Don’t call me a slut

Slut is one of the most annoying words to hear. It’s on par with slang like “yolo” and “swagger,” which means it’s pretty much guaranteed to throw me into a massive, frothy, cut-off-everyone’s-heads rage.

Luckily, chocolate also exists to calm me down.

There are an estimated 220 derogatory words to describe sexually promiscuous women, and only 22 such terms for men. This is an example of slut shaming, a term for when someone is made to feel guilty or inferior for behaviour that deviates from anyone else’s’ view of what is acceptable. I’m not blaming slut shaming on anyone, I’m blaming it on everyone, myself included.
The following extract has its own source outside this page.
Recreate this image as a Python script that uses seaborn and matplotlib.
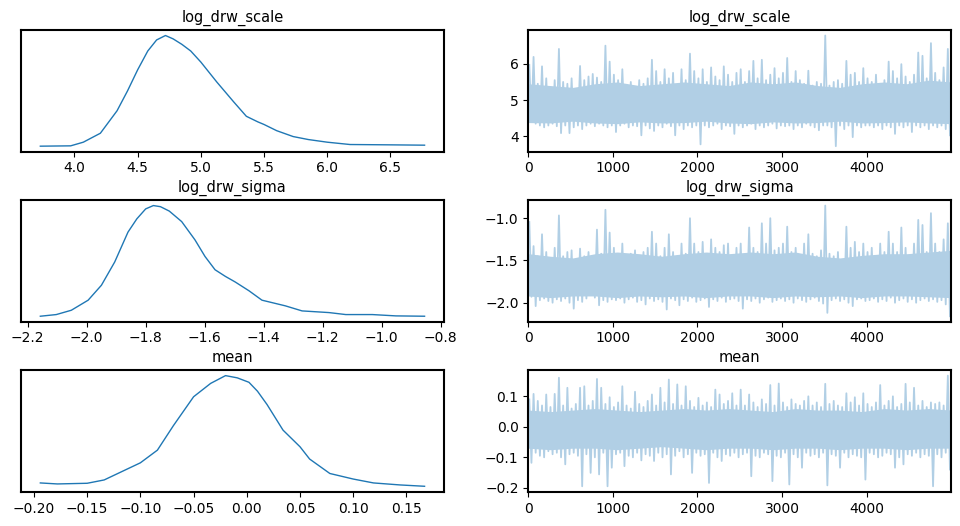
import numpy as np
import pandas as pd
import seaborn as sns
import matplotlib
matplotlib.use("Agg")
import matplotlib.pyplot as plt

# variable names (one row per variable)
var_names = ["log_drw_scale", "log_drw_sigma", "mean"]

# KDE curves (x value, relative density)
kde_scale_x = [3.73, 3.97, 4.07, 4.205, 4.337, 4.42, 4.5, 4.58, 4.65, 4.72, 4.78, 4.85, 4.92,
               5.0, 5.126, 5.26, 5.36, 5.45, 5.5, 5.6, 5.73, 5.85, 6.0, 6.18, 6.5, 6.77]
kde_scale_y = [0.0, 0.003, 0.036, 0.117, 0.32, 0.5, 0.69, 0.86, 0.96, 1.0, 0.97, 0.92, 0.86,
               0.76, 0.58, 0.40, 0.27, 0.22, 0.196, 0.14, 0.087, 0.06, 0.036, 0.015, 0.012, 0.009]

kde_sigma_x = [-2.157, -2.103, -2.052, -1.995, -1.95, -1.905, -1.86, -1.83, -1.8, -1.774, -1.75,
               -1.72, -1.678, -1.633, -1.599, -1.565, -1.53, -1.497, -1.45, -1.406, -1.327,
               -1.27, -1.179, -1.122, -1.032, -0.952, -0.855]
kde_sigma_y = [0.0, 0.015, 0.054, 0.145, 0.28, 0.49, 0.76, 0.88, 0.97, 1.0, 0.99,
               0.95, 0.855, 0.69, 0.54, 0.42, 0.36, 0.31, 0.23, 0.145, 0.094,
               0.048, 0.033, 0.015, 0.015, 0.003, 0.0]

kde_mean_x = [-0.194, -0.178, -0.15, -0.134, -0.119, -0.1, -0.084, -0.069, -0.05, -0.034,
              -0.02, -0.009, 0.002, 0.01, 0.019, 0.034, 0.05, 0.059, 0.078, 0.1, 0.119, 0.144, 0.167]
kde_mean_y = [0.035, 0.026, 0.032, 0.062, 0.13, 0.216, 0.33, 0.55, 0.81, 0.93,
              1.0, 0.98, 0.94, 0.86, 0.74, 0.51, 0.36, 0.25, 0.12, 0.07, 0.035, 0.017, 0.005]

# trace: highest and lowest sample in each block of 50 draws (100 blocks)
peaks_scale = [5.97, 6.19, 5.45, 5.93, 5.6, 5.35, 5.55, 6.41, 5.5, 5.45,
               5.6, 5.3, 5.94, 5.55, 5.65, 5.72, 5.62, 5.5, 6.5, 6.06,
               5.7, 5.55, 5.85, 5.4, 5.5, 5.35, 5.55, 5.45, 5.6, 6.11,
               5.8, 5.5, 5.85, 5.6, 5.75, 5.4, 5.85, 5.55, 6.28, 5.8,
               5.6, 5.85, 5.5, 5.9, 5.65, 5.55, 5.93, 5.7, 5.5, 5.75,
               5.85, 5.5, 5.8, 6.08, 5.6, 6.11, 5.55, 5.7, 5.88, 5.6,
               5.75, 6.16, 5.5, 5.8, 5.55, 5.45, 5.81, 5.4, 5.5, 5.45,
               6.78, 5.4, 5.5, 5.55, 5.45, 6.08, 5.7, 5.75, 5.5, 5.88,
               5.6, 5.5, 5.7, 5.45, 5.55, 6.06, 5.8, 5.6, 5.99, 5.65,
               5.5, 5.7, 6.31, 6.22, 5.6, 6.57, 5.75, 5.55, 5.9, 6.41]
troughs_scale = [4.4, 4.35, 4.3, 4.25, 4.3, 4.35, 4.28, 4.09, 4.3, 4.09,
                 4.25, 4.3, 4.2, 4.3, 4.35, 4.28, 4.35, 4.3, 4.25, 4.3,
                 4.12, 4.3, 4.35, 4.25, 4.3, 4.28, 4.03, 4.3, 4.22, 4.15,
                 4.3, 4.25, 4.35, 4.28, 4.03, 4.3, 4.2, 4.3, 4.25, 4.3,
                 3.78, 4.3, 4.25, 4.3, 4.35, 4.2, 4.3, 4.28, 4.07, 4.3,
                 4.25, 4.3, 4.35, 4.2, 4.3, 4.25, 4.3, 4.35, 4.22, 4.3,
                 4.28, 4.3, 4.2, 4.3, 4.25, 4.35, 4.3, 4.25, 4.17, 4.3,
                 4.3, 4.25, 3.73, 4.3, 4.2, 4.3, 3.98, 4.3, 4.25, 4.3,
                 4.3, 4.25, 4.3, 4.2, 4.3, 4.25, 4.07, 4.3, 4.25, 4.3,
                 4.12, 4.3, 4.25, 4.3, 4.2, 4.3, 4.25, 4.3, 4.2, 4.03]

peaks_sigma = [-1.045, -1.33, -1.45, -1.19, -1.4, -1.5, -1.35, -0.967, -1.45, -1.4,
               -1.38, -1.5, -1.36, -1.45, -1.4, -1.48, -1.135, -1.42, -0.9, -1.17,
               -1.35, -1.45, -1.3, -1.5, -1.42, -1.38, -1.45, -1.4, -1.35, -1.16,
               -1.3, -1.45, -1.35, -1.19, -1.4, -1.45, -1.3, -1.42, -1.0, -1.3,
               -1.4, -1.28, -1.45, -1.25, -1.35, -1.4, -1.32, -1.3, -1.45, -1.35,
               -1.3, -1.45, -1.11, -1.35, -1.4, -1.06, -1.3, -1.0, -1.38, -1.35,
               -1.3, -1.1, -1.4, -1.35, -1.45, -1.3, -1.19, -1.42, -1.45, -1.38,
               -0.85, -1.42, -1.45, -1.4, -1.5, -1.1, -1.35, -1.28, -1.4, -1.3,
               -1.4, -1.35, -1.45, -1.3, -1.4, -1.16, -1.3, -1.4, -1.11, -1.35,
               -1.45, -1.3, -1.02, -1.08, -1.4, -0.94, -1.3, -1.4, -1.25, -1.06]
troughs_sigma = [-1.93, -2.04, -1.97, -1.95, -1.98, -2.0, -1.96, -1.98, -1.95, -2.0,
                 -2.07, -1.97, -1.99, -1.95, -1.9, -1.94, -2.03, -1.97, -1.99, -1.96,
                 -1.97, -1.95, -2.0, -1.96, -1.94, -1.99, -1.97, -2.02, -1.95, -1.98,
                 -1.96, -1.99, -2.08, -1.95, -1.97, -2.03, -1.96, -1.98, -1.94, -1.99,
                 -1.97, -1.95, -2.05, -1.96, -1.98, -1.94, -1.99, -1.96, -1.95, -1.98,
                 -2.07, -1.96, -1.98, -1.95, -2.0, -1.96, -1.94, -1.99, -1.97, -1.95,
                 -1.98, -1.96, -2.0, -1.95, -1.97, -1.99, -1.96, -1.94, -1.98, -2.01,
                 -2.12, -1.97, -1.95, -1.98, -1.96, -2.0, -2.04, -1.96, -1.95, -1.98,
                 -1.97, -1.95, -1.99, -1.96, -1.98, -1.94, -2.0, -1.97, -1.95, -1.99,
                 -1.96, -2.0, -1.97, -1.95, -1.98, -1.96, -1.99, -1.97, -2.02, -2.16]

peaks_mean = [0.09, 0.108, 0.085, 0.07, 0.106, 0.065, 0.108, 0.161, 0.07, 0.128,
              0.06, 0.075, 0.128, 0.133, 0.07, 0.085, 0.157, 0.128, 0.075, 0.097,
              0.065, 0.08, 0.133, 0.07, 0.06, 0.115, 0.075, 0.065, 0.085, 0.106,
              0.07, 0.128, 0.08, 0.155, 0.075, 0.139, 0.07, 0.133, 0.085, 0.065,
              0.095, 0.07, 0.08, 0.065, 0.122, 0.106, 0.075, 0.085, 0.11, 0.07,
              0.122, 0.07, 0.106, 0.08, 0.065, 0.09, 0.075, 0.137, 0.07, 0.142,
              0.08, 0.065, 0.09, 0.075, 0.07, 0.085, 0.1, 0.07, 0.08, 0.065,
              0.141, 0.075, 0.085, 0.07, 0.065, 0.11, 0.08, 0.097, 0.07, 0.11,
              0.075, 0.065, 0.08, 0.137, 0.07, 0.085, 0.1, 0.065, 0.075, 0.141,
              0.08, 0.128, 0.07, 0.085, 0.065, 0.08, 0.075, 0.08, 0.07, 0.168]
troughs_mean = [-0.118, -0.085, -0.095, -0.1, -0.08, -0.09, -0.085, -0.1, -0.123, -0.09,
                -0.085, -0.095, -0.195, -0.09, -0.151, -0.1, -0.156, -0.085, -0.195, -0.134,
                -0.09, -0.085, -0.129, -0.095, -0.1, -0.085, -0.11, -0.09, -0.095, -0.112,
                -0.085, -0.1, -0.09, -0.156, -0.095, -0.08, -0.1, -0.09, -0.151, -0.085,
                -0.095, -0.09, -0.184, -0.085, -0.1, -0.112, -0.09, -0.095, -0.085, -0.1,
                -0.09, -0.085, -0.162, -0.095, -0.1, -0.085, -0.09, -0.178, -0.095, -0.1,
                -0.085, -0.189, -0.09, -0.1, -0.134, -0.085, -0.095, -0.09, -0.1, -0.085,
                -0.192, -0.09, -0.095, -0.134, -0.085, -0.1, -0.09, -0.095, -0.1, -0.173,
                -0.085, -0.09, -0.1, -0.095, -0.085, -0.09, -0.134, -0.1, -0.123, -0.09,
                -0.095, -0.085, -0.1, -0.09, -0.095, -0.195, -0.09, -0.1, -0.085, -0.14]

# dense core of each trace (where nearly every draw falls), every 250 draws
core_hi_scale = [5.45, 5.4, 5.35, 5.45, 5.5, 5.4, 5.45, 5.5, 5.45, 5.4,
                 5.5, 5.45, 5.5, 5.4, 5.35, 5.45, 5.5, 5.45, 5.55, 5.5]
core_lo_scale = [4.38, 4.37, 4.42, 4.37, 4.35, 4.4, 4.37, 4.38, 4.42, 4.37,
                 4.35, 4.4, 4.37, 4.38, 4.42, 4.37, 4.38, 4.4, 4.37, 4.35]
core_hi_sigma = [-1.42, -1.45, -1.47, -1.42, -1.4, -1.42, -1.45, -1.42, -1.4, -1.42,
                 -1.4, -1.42, -1.4, -1.45, -1.47, -1.44, -1.42, -1.42, -1.4, -1.38]
core_lo_sigma = [-1.92, -1.94, -1.92, -1.92, -1.94, -1.92, -1.93, -1.92, -1.94, -1.92,
                 -1.92, -1.94, -1.92, -1.93, -1.92, -1.94, -1.92, -1.92, -1.93, -1.94]
core_hi_mean = [0.055, 0.05, 0.055, 0.06, 0.055, 0.05, 0.055, 0.06, 0.055, 0.06,
                0.055, 0.05, 0.06, 0.055, 0.055, 0.05, 0.06, 0.055, 0.06, 0.055]
core_lo_mean = [-0.07, -0.075, -0.07, -0.07, -0.075, -0.07, -0.065, -0.07, -0.075, -0.07,
                -0.07, -0.075, -0.07, -0.07, -0.075, -0.07, -0.07, -0.075, -0.07, -0.07]

n_draws = 5000
block = 50

kdes = [(kde_scale_x, kde_scale_y), (kde_sigma_x, kde_sigma_y), (kde_mean_x, kde_mean_y)]
traces = [(peaks_scale, troughs_scale), (peaks_sigma, troughs_sigma), (peaks_mean, troughs_mean)]
cores = [(core_hi_scale, core_lo_scale), (core_hi_sigma, core_lo_sigma), (core_hi_mean, core_lo_mean)]

# C0 at alpha 0.35 over white, kept opaque so overlaps don't darken
trace_color = "#b1cfe5"

plt.rcParams["font.family"] = ["DejaVu Sans"]
plt.rcParams["axes.linewidth"] = 1.5
plt.rcParams["xtick.labelsize"] = 10
plt.rcParams["ytick.labelsize"] = 10

fig, axes = plt.subplots(3, 2, figsize=(9.6, 5.26), dpi=100)
fig.subplots_adjust(left=0.022, right=0.9906, top=0.943, bottom=0.065, wspace=0.2, hspace=0.397)

for i, name in enumerate(var_names):
    # density on the left
    kx, ky = kdes[i]
    ax = axes[i, 0]
    sns.lineplot(x=kx, y=ky, ax=ax, color="C0", linewidth=1.0, sort=False)
    ax.set_yticks([])
    ax.set_ylabel("")
    ax.set_title(name, fontsize=10.5)

    # trace on the right
    ax = axes[i, 1]
    chi, clo = cores[i]
    cx = np.linspace(0, n_draws - 1, len(chi))
    ax.fill_between(cx, clo, chi, color=trace_color, linewidth=0)

    pk, tr = traces[i]
    starts = np.arange(0, n_draws, block)
    df = pd.DataFrame({
        "draw": np.concatenate([starts + 12, starts + 37]),
        "value": np.concatenate([pk, tr]),
    }).sort_values("draw")
    sns.lineplot(data=df, x="draw", y="value", ax=ax, color=trace_color,
                 linewidth=1.3, estimator=None)
    ax.set_xlim(0, n_draws - 1)
    ax.set_xlabel("")
    ax.set_ylabel("")
    ax.set_title(name, fontsize=10.5)
    ax.set_xticks([0, 1000, 2000, 3000, 4000])
    lo = min(tr)
    hi = max(pk)
    pad = (hi - lo) * 0.05
    ax.set_ylim(lo - pad, hi + pad)

fig.savefig("out.png", dpi=100)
As we have all been informed from movies like Mean Girls and Easy A, we really do need to stop using these words on others. They are harmful, hurtful and unacceptable. We also need to realize that it’s not okay to use them on ourselves.

Have you ever been in a sexual encounter and thought, “What if someone knew I was doing this? They’d think I was gross.” Did you immediately stop what you were doing or beat yourself up for it? Were you so ashamed that you just weren’t yourself? Or did you avoid the other person you shared that experience with?

Different people are wired different ways. We all like what we like, embrace sexuality in different ways and respond to everyone else’s sexuality differently. That’s okay. That shouldn’t mean we are judged on our sexuality. If you have sex with multiple partners, that’s your business. Same goes for monogamous people, people who have chosen to be abstinent or people who are asexual. As long as your activities involve responsible decisions such as check-ups, contraception if required and consent of all parties, you’re in the clear.

So, now it’s time for the tough part. I want everyone to avoid using sexual terms as insults. Don’t use them on others and don’t use them on yourself. Try this for at least a day. It’s harder than you think and very eye-opening.

If you ever have problems embracing your sexuality, I sincerely request that you watch a television show called Lost Girl. It challenges preconceptions about sexuality such as multiple partners and same sex relations, which makes it easier to accept what should be the norm. I really hope that once you make a start in accepting your own sexuality, you can accept others’ as well.

So, you’re allowed to think whatever you would like about sex and your sexuality. Just remember everyone else has this right too, and no one should ever be called a slut.